>> Begin Extracted records
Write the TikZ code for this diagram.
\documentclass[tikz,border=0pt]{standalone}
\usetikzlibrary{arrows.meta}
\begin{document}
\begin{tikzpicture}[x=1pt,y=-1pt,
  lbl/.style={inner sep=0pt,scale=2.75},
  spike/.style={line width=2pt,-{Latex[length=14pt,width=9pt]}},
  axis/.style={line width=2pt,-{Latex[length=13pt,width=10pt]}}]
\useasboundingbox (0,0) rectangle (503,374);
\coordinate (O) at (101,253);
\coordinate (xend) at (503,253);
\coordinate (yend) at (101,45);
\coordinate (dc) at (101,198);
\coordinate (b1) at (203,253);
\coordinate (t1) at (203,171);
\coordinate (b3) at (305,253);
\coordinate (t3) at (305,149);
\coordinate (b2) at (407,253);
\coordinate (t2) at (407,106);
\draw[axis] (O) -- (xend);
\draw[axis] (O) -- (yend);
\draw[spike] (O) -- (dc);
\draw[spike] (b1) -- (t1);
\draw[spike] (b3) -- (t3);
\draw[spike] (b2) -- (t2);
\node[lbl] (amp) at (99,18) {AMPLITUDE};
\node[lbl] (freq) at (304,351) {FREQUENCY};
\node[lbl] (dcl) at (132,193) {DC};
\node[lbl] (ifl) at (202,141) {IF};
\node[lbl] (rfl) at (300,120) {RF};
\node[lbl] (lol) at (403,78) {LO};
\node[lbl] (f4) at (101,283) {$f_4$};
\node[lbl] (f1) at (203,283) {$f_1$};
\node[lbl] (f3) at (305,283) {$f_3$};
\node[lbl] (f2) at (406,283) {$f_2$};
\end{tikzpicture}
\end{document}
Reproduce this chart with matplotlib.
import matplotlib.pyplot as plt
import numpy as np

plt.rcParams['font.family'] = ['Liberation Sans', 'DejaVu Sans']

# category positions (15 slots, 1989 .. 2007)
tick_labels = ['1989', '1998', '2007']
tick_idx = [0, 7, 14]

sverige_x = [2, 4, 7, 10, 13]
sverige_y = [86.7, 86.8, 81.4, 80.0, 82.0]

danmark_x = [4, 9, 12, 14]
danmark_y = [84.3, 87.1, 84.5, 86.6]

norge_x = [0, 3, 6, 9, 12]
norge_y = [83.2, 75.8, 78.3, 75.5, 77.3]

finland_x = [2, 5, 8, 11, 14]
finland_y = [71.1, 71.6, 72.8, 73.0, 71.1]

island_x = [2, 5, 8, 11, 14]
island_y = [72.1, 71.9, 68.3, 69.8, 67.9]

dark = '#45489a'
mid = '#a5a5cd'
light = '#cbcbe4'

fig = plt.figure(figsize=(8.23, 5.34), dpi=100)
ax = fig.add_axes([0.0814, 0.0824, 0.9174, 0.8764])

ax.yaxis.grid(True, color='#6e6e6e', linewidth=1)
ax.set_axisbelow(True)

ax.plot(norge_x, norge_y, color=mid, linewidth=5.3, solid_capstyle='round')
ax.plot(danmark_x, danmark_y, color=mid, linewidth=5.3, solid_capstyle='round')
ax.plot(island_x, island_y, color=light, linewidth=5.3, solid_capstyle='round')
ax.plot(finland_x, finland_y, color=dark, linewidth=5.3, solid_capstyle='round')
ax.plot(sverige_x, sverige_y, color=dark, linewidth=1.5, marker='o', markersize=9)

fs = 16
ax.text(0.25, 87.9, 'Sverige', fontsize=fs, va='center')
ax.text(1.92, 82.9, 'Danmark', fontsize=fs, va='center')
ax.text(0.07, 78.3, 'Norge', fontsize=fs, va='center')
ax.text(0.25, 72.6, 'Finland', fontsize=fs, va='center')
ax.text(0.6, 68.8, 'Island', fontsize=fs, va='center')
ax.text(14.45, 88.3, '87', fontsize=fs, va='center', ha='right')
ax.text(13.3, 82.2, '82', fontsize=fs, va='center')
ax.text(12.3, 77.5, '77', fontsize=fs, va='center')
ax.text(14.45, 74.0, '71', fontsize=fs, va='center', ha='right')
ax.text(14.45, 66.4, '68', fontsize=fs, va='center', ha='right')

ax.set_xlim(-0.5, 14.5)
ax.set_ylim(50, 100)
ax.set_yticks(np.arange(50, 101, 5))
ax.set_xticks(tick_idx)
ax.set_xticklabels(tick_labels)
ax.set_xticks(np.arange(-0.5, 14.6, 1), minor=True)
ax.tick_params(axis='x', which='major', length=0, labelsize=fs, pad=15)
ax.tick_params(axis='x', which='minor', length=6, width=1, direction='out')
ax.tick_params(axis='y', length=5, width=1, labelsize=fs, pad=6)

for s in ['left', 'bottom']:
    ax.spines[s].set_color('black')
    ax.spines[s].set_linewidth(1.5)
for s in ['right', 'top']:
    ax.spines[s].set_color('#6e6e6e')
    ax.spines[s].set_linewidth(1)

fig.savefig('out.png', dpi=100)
>> End Extracted records
*The exercise*
Extract every line above exactly as it stands.

*Answer to this exercise*
Write the TikZ code for this diagram.
\documentclass[tikz,border=0pt]{standalone}
\usetikzlibrary{arrows.meta}
\begin{document}
\begin{tikzpicture}[x=1pt,y=-1pt,
  lbl/.style={inner sep=0pt,scale=2.75},
  spike/.style={line width=2pt,-{Latex[length=14pt,width=9pt]}},
  axis/.style={line width=2pt,-{Latex[length=13pt,width=10pt]}}]
\useasboundingbox (0,0) rectangle (503,374);
\coordinate (O) at (101,253);
\coordinate (xend) at (503,253);
\coordinate (yend) at (101,45);
\coordinate (dc) at (101,198);
\coordinate (b1) at (203,253);
\coordinate (t1) at (203,171);
\coordinate (b3) at (305,253);
\coordinate (t3) at (305,149);
\coordinate (b2) at (407,253);
\coordinate (t2) at (407,106);
\draw[axis] (O) -- (xend);
\draw[axis] (O) -- (yend);
\draw[spike] (O) -- (dc);
\draw[spike] (b1) -- (t1);
\draw[spike] (b3) -- (t3);
\draw[spike] (b2) -- (t2);
\node[lbl] (amp) at (99,18) {AMPLITUDE};
\node[lbl] (freq) at (304,351) {FREQUENCY};
\node[lbl] (dcl) at (132,193) {DC};
\node[lbl] (ifl) at (202,141) {IF};
\node[lbl] (rfl) at (300,120) {RF};
\node[lbl] (lol) at (403,78) {LO};
\node[lbl] (f4) at (101,283) {$f_4$};
\node[lbl] (f1) at (203,283) {$f_1$};
\node[lbl] (f3) at (305,283) {$f_3$};
\node[lbl] (f2) at (406,283) {$f_2$};
\end{tikzpicture}
\end{document}
Reproduce this chart with matplotlib.
import matplotlib.pyplot as plt
import numpy as np

plt.rcParams['font.family'] = ['Liberation Sans', 'DejaVu Sans']

# category positions (15 slots, 1989 .. 2007)
tick_labels = ['1989', '1998', '2007']
tick_idx = [0, 7, 14]

sverige_x = [2, 4, 7, 10, 13]
sverige_y = [86.7, 86.8, 81.4, 80.0, 82.0]

danmark_x = [4, 9, 12, 14]
danmark_y = [84.3, 87.1, 84.5, 86.6]

norge_x = [0, 3, 6, 9, 12]
norge_y = [83.2, 75.8, 78.3, 75.5, 77.3]

finland_x = [2, 5, 8, 11, 14]
finland_y = [71.1, 71.6, 72.8, 73.0, 71.1]

island_x = [2, 5, 8, 11, 14]
island_y = [72.1, 71.9, 68.3, 69.8, 67.9]

dark = '#45489a'
mid = '#a5a5cd'
light = '#cbcbe4'

fig = plt.figure(figsize=(8.23, 5.34), dpi=100)
ax = fig.add_axes([0.0814, 0.0824, 0.9174, 0.8764])

ax.yaxis.grid(True, color='#6e6e6e', linewidth=1)
ax.set_axisbelow(True)

ax.plot(norge_x, norge_y, color=mid, linewidth=5.3, solid_capstyle='round')
ax.plot(danmark_x, danmark_y, color=mid, linewidth=5.3, solid_capstyle='round')
ax.plot(island_x, island_y, color=light, linewidth=5.3, solid_capstyle='round')
ax.plot(finland_x, finland_y, color=dark, linewidth=5.3, solid_capstyle='round')
ax.plot(sverige_x, sverige_y, color=dark, linewidth=1.5, marker='o', markersize=9)

fs = 16
ax.text(0.25, 87.9, 'Sverige', fontsize=fs, va='center')
ax.text(1.92, 82.9, 'Danmark', fontsize=fs, va='center')
ax.text(0.07, 78.3, 'Norge', fontsize=fs, va='center')
ax.text(0.25, 72.6, 'Finland', fontsize=fs, va='center')
ax.text(0.6, 68.8, 'Island', fontsize=fs, va='center')
ax.text(14.45, 88.3, '87', fontsize=fs, va='center', ha='right')
ax.text(13.3, 82.2, '82', fontsize=fs, va='center')
ax.text(12.3, 77.5, '77', fontsize=fs, va='center')
ax.text(14.45, 74.0, '71', fontsize=fs, va='center', ha='right')
ax.text(14.45, 66.4, '68', fontsize=fs, va='center', ha='right')

ax.set_xlim(-0.5, 14.5)
ax.set_ylim(50, 100)
ax.set_yticks(np.arange(50, 101, 5))
ax.set_xticks(tick_idx)
ax.set_xticklabels(tick_labels)
ax.set_xticks(np.arange(-0.5, 14.6, 1), minor=True)
ax.tick_params(axis='x', which='major', length=0, labelsize=fs, pad=15)
ax.tick_params(axis='x', which='minor', length=6, width=1, direction='out')
ax.tick_params(axis='y', length=5, width=1, labelsize=fs, pad=6)

for s in ['left', 'bottom']:
    ax.spines[s].set_color('black')
    ax.spines[s].set_linewidth(1.5)
for s in ['right', 'top']:
    ax.spines[s].set_color('#6e6e6e')
    ax.spines[s].set_linewidth(1)

fig.savefig('out.png', dpi=100)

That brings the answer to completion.